_Stated goal_
Output the first line of the listing and each line after it, up to and including the line that contains "type Pt = [number, number];", exactly as written, minus the pictures.

:: Data segment ::

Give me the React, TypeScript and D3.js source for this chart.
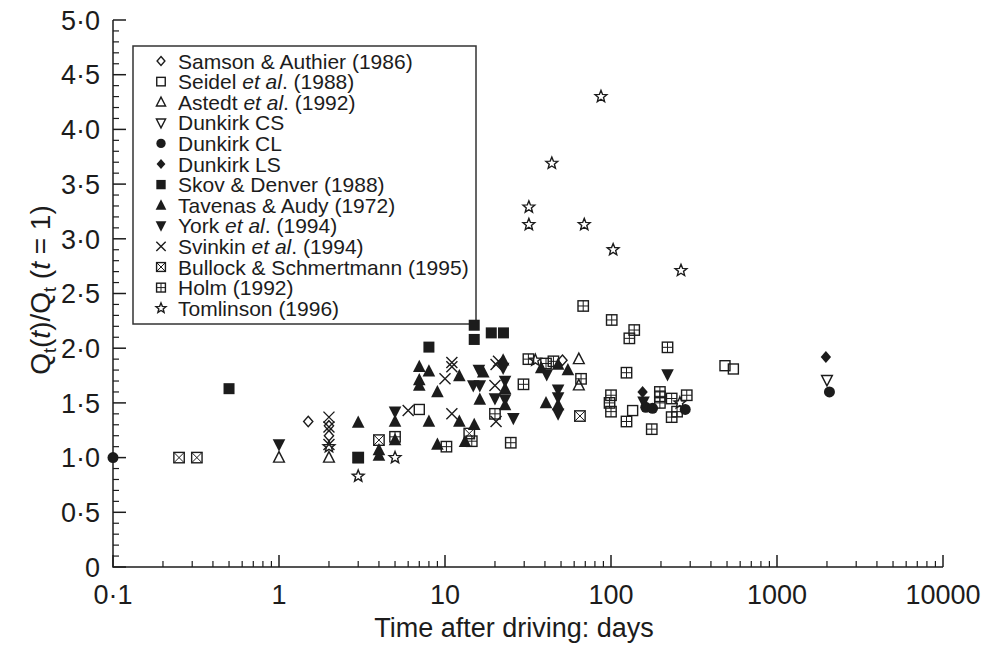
import React from 'react';
import * as d3 from 'd3';

type Pt = [number, number];

// ---- data (time in days, Qt(t)/Qt(t=1)) ----
const samsonAuthier: Pt[] = [[1.5, 1.33], [2, 1.29], [2, 1.2], [51, 1.89]];
const seidel: Pt[] = [[7, 1.44], [135, 1.43], [486, 1.84], [546, 1.81]];
const astedt: Pt[] = [[1, 1.0], [2, 1.0], [64, 1.9], [64, 1.66]];
const dunkirkCS: Pt[] = [[2000, 1.71]];
const dunkirkCL: Pt[] = [[0.1, 1.0], [162, 1.46], [178, 1.45], [280, 1.44], [2070, 1.6]];
const dunkirkLS: Pt[] = [[155, 1.6], [1970, 1.92]];
const skovDenver: Pt[] = [[0.5, 1.63], [3, 1.0], [8, 2.01], [15, 2.21], [15, 2.08], [19, 2.14], [22.5, 2.14]];
const tavenasAudy: Pt[] = [
  [3, 1.32], [4, 1.07], [4, 1.02], [5, 1.33], [5, 1.16], [7, 1.83], [8, 1.79], [7, 1.71], [7, 1.66],
  [9, 1.6], [8, 1.33], [9, 1.12], [12.2, 1.745], [12.2, 1.33], [13.2, 1.145], [15, 1.3], [16.2, 1.53],
  [17, 1.78], [23, 1.63], [23, 1.48], [22.4, 1.89], [38, 1.82], [40.6, 1.5], [48, 1.85], [55, 1.8], [48, 1.48],
];
const york: Pt[] = [
  [1, 1.12], [5, 1.42], [14.8, 1.66], [16.2, 1.66], [16, 1.8], [22.4, 1.82], [23, 1.7], [20, 1.54],
  [23, 1.53], [25.8, 1.36], [41, 1.76], [48, 1.62], [48, 1.55], [48, 1.4], [157, 1.51], [219, 1.76],
];
const svinkin: Pt[] = [
  [2, 1.37], [2, 1.28], [2, 1.12], [6, 1.43], [11, 1.87], [11, 1.83], [10, 1.72], [11, 1.4],
  [20, 1.66], [20.3, 1.85], [20.3, 1.33], [21, 1.88],
];
const bullock: Pt[] = [[0.25, 1.0], [0.32, 1.0], [3, 1.0], [4, 1.16], [14, 1.22], [65, 1.38]];
const holm: Pt[] = [
  [5, 1.19], [10.2, 1.1], [14.5, 1.15], [20, 1.4], [24.9, 1.136], [29.7, 1.67], [31.8, 1.9], [40.6, 1.86],
  [45, 1.88], [66, 1.72], [68, 2.386], [101, 2.258], [138, 2.166], [129, 2.09], [219, 2.008], [124, 1.776],
  [100, 1.57], [98, 1.5], [100, 1.42], [124, 1.33], [197, 1.6], [197, 1.56], [197, 1.5], [232, 1.54],
  [286, 1.57], [232, 1.37], [176, 1.26], [250, 1.42],
];
const tomlinson: Pt[] = [
  [87, 4.3], [44, 3.69], [32, 3.29], [32, 3.13], [69, 3.13], [103, 2.9], [264, 2.71], [3, 0.83],
  [5, 1.0], [2, 1.1], [35, 1.89], [260, 1.5],
];

const xTickValues = [0.1, 1, 10, 100, 1000, 10000];
const xTickLabels = ['0·1', '1', '10', '100', '1000', '10000'];
const yTickValues = [0, 0.5, 1, 1.5, 2, 2.5, 3, 3.5, 4, 4.5, 5];
const yTickLabels = ['0', '0·5', '1·0', '1·5', '2·0', '2·5', '3·0', '3·5', '4·0', '4·5', '5·0'];

type Kind =
  | 'diamondOpen' | 'squareOpen' | 'triUpOpen' | 'triDownOpen' | 'circle' | 'diamond' | 'square'
  | 'triUp' | 'triDown' | 'times' | 'squareX' | 'squarePlus' | 'star';

type Seg = { t: string; i?: boolean };
const series: { kind: Kind; data: Pt[]; label: Seg[] }[] = [
  { kind: 'diamondOpen', data: samsonAuthier, label: [{ t: 'Samson & Authier (1986)' }] },
  { kind: 'squareOpen', data: seidel, label: [{ t: 'Seidel ' }, { t: 'et al', i: true }, { t: '. (1988)' }] },
  { kind: 'triUpOpen', data: astedt, label: [{ t: 'Astedt ' }, { t: 'et al', i: true }, { t: '. (1992)' }] },
  { kind: 'triDownOpen', data: dunkirkCS, label: [{ t: 'Dunkirk CS' }] },
  { kind: 'circle', data: dunkirkCL, label: [{ t: 'Dunkirk CL' }] },
  { kind: 'diamond', data: dunkirkLS, label: [{ t: 'Dunkirk LS' }] },
  { kind: 'square', data: skovDenver, label: [{ t: 'Skov & Denver (1988)' }] },
  { kind: 'triUp', data: tavenasAudy, label: [{ t: 'Tavenas & Audy (1972)' }] },
  { kind: 'triDown', data: york, label: [{ t: 'York ' }, { t: 'et al', i: true }, { t: '. (1994)' }] },
  { kind: 'times', data: svinkin, label: [{ t: 'Svinkin ' }, { t: 'et al', i: true }, { t: '. (1994)' }] },
  { kind: 'squareX', data: bullock, label: [{ t: 'Bullock & Schmertmann (1995)' }] },
  { kind: 'squarePlus', data: holm, label: [{ t: 'Holm (1992)' }] },
  { kind: 'star', data: tomlinson, label: [{ t: 'Tomlinson (1996)' }] },
];

const INK = '#1c1c1c';
const FONT = '"Liberation Sans", Arial, sans-serif';

function starPath(cx: number, cy: number, ro: number, ri: number) {
  const pts: [number, number][] = [];
  for (let k = 0; k < 10; k++) {
    const a = -Math.PI / 2 + (k * Math.PI) / 5;
    const r = k % 2 === 0 ? ro : ri;
    pts.push([cx + r * Math.cos(a), cy + r * Math.sin(a)]);
  }
  return d3.line()(pts) + 'Z';
}

function Marker({ kind, x, y, s = 1 }: { kind: Kind; x: number; y: number; s?: number }) {
  const sw = 1.4;
  const open = { fill: 'none', stroke: INK, strokeWidth: sw };
  const filled = { fill: INK, stroke: 'none' };
  switch (kind) {
    case 'diamondOpen': {
      const h = 5.2 * s, w = 4.6 * s;
      return <path d={`M${x},${y - h}L${x + w},${y}L${x},${y + h}L${x - w},${y}Z`} {...open} />;
    }
    case 'squareOpen': {
      const h = 5 * s;
      return <rect x={x - h} y={y - h} width={2 * h} height={2 * h} {...open} />;
    }
    case 'triUpOpen': {
      const h = 6 * s;
      return <path d={`M${x},${y - h}L${x + h * 0.9},${y + h * 0.75}L${x - h * 0.9},${y + h * 0.75}Z`} {...open} />;
    }
    case 'triDownOpen': {
      const h = 6 * s;
      return <path d={`M${x},${y + h}L${x + h * 0.9},${y - h * 0.75}L${x - h * 0.9},${y - h * 0.75}Z`} {...open} />;
    }
    case 'circle':
      return <circle cx={x} cy={y} r={5.5 * s} {...filled} />;
    case 'diamond': {
      const h = 6 * s, w = 5.2 * s;
      return <path d={`M${x},${y - h}L${x + w},${y}L${x},${y + h}L${x - w},${y}Z`} {...filled} />;
    }
    case 'square': {
      const h = 5.5 * s;
      return <rect x={x - h} y={y - h} width={2 * h} height={2 * h} {...filled} />;
    }
    case 'triUp': {
      const h = 7 * s;
      return <path d={`M${x},${y - h}L${x + h * 0.9},${y + h * 0.75}L${x - h * 0.9},${y + h * 0.75}Z`} {...filled} />;
    }
    case 'triDown': {
      const h = 7 * s;
      return <path d={`M${x},${y + h}L${x + h * 0.9},${y - h * 0.75}L${x - h * 0.9},${y - h * 0.75}Z`} {...filled} />;
    }
    case 'times': {
      const h = 5.5 * s;
      return <path d={`M${x - h},${y - h}L${x + h},${y + h}M${x - h},${y + h}L${x + h},${y - h}`} {...open} />;
    }
    case 'squareX': {
      const h = 5.2 * s;
      return (
        <g {...open}>
          <rect x={x - h} y={y - h} width={2 * h} height={2 * h} />
          <path d={`M${x - h},${y - h}L${x + h},${y + h}M${x - h},${y + h}L${x + h},${y - h}`} strokeWidth={1} />
        </g>
      );
    }
    case 'squarePlus': {
      const h = 5.2 * s;
      return (
        <g {...open}>
          <rect x={x - h} y={y - h} width={2 * h} height={2 * h} />
          <path d={`M${x - h},${y}L${x + h},${y}M${x},${y - h}L${x},${y + h}`} strokeWidth={1} />
        </g>
      );
    }
    case 'star':
      return <path d={starPath(x, y, 6.2 * s, 2.7 * s)} {...open} />;
  }
  return null;
}

export default function App() {
  const W = 992, H = 646;
  const x = d3.scaleLog().domain([0.1, 10000]).range([113, 943]);
  const y = d3.scaleLinear().domain([0, 5]).range([567, 20]);

  const xMinor: number[] = [];
  for (let e = -1; e < 4; e++) {
    for (let m = 2; m <= 9; m++) xMinor.push(m * Math.pow(10, e));
  }
  const yMinor = d3.range(0, 5.0001, 0.1).map((v) => +v.toFixed(2));

  const legendX = 133, legendY = 46, legendW = 343, legendH = 278;
  const rowY0 = 61, rowStep = 20.6;

  return (
    <svg width={W} height={H} style={{ position: 'absolute', left: 0, top: 0, background: '#fff' }} fontFamily={FONT}>
      <rect x={0} y={0} width={W} height={H} fill="#fff" />
      {/* legend */}
      <rect x={legendX} y={legendY} width={legendW} height={legendH} fill="#fff" stroke="#333" strokeWidth={1.5} />
      {series.map((s, i) => (
        <g key={'lg' + i}>
          <Marker kind={s.kind} x={161} y={rowY0 + i * rowStep} s={0.85} />
          <text x={178} y={rowY0 + i * rowStep} dy="0.36em" fontSize={21} fill={INK}>
            {s.label.map((seg, j) => (
              <tspan key={j} fontStyle={seg.i ? 'italic' : 'normal'}>{seg.t}</tspan>
            ))}
          </text>
        </g>
      ))}

      {/* axes */}
      <g stroke={INK} strokeWidth={1.5} fill="none">
        <path d={`M${x(0.1)},${y(5)}L${x(0.1)},${y(0)}L${x(10000)},${y(0)}`} />
        {xTickValues.map((v) => (
          <line key={'xM' + v} x1={x(v)} x2={x(v)} y1={y(0)} y2={y(0) - 12} />
        ))}
        {xMinor.map((v) => (
          <line key={'xm' + v} x1={x(v)} x2={x(v)} y1={y(0)} y2={y(0) - 6} strokeWidth={1.2} />
        ))}
        {yMinor.map((v) => {
          const major = Math.abs(v * 2 - Math.round(v * 2)) < 1e-6;
          return (
            <line key={'ym' + v} x1={x(0.1)} x2={x(0.1) + (major ? 13 : 6)} y1={y(v)} y2={y(v)} strokeWidth={major ? 1.5 : 1.2} />
          );
        })}
      </g>
      {xTickValues.map((v, i) => (
        <text key={'xl' + v} x={x(v)} y={604} textAnchor="middle" fontSize={27} fill={INK}>
          {xTickLabels[i]}
        </text>
      ))}
      {yTickValues.map((v, i) => (
        <text key={'yl' + v} x={100} y={y(v)} dy="0.36em" textAnchor="end" fontSize={27} fill={INK}>
          {yTickLabels[i]}
        </text>
      ))}
      <text x={514} y={637} textAnchor="middle" fontSize={27} fill={INK}>
        Time after driving: days
      </text>
      <text transform="translate(50,290) rotate(-90)" textAnchor="middle" fontSize={28} fill={INK}>
        <tspan>Q</tspan>
        <tspan dy={6} fontSize={18}>t</tspan>
        <tspan dy={-6}>(</tspan>
        <tspan fontStyle="italic">t</tspan>
        <tspan>)/Q</tspan>
        <tspan dy={6} fontSize={18}>t</tspan>
        <tspan dy={-6}> (</tspan>
        <tspan fontStyle="italic">t</tspan>
        <tspan> = 1)</tspan>
      </text>

      {/* data */}
      {series.map((s, i) => (
        <g key={'sr' + i}>
          {s.data.map((d, j) => (
            <Marker key={j} kind={s.kind} x={x(d[0])} y={y(d[1])} />
          ))}
        </g>
      ))}
    </svg>
  );
}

:::

_Output_
Give me the React, TypeScript and D3.js source for this chart.
import React from 'react';
import * as d3 from 'd3';

type Pt = [number, number];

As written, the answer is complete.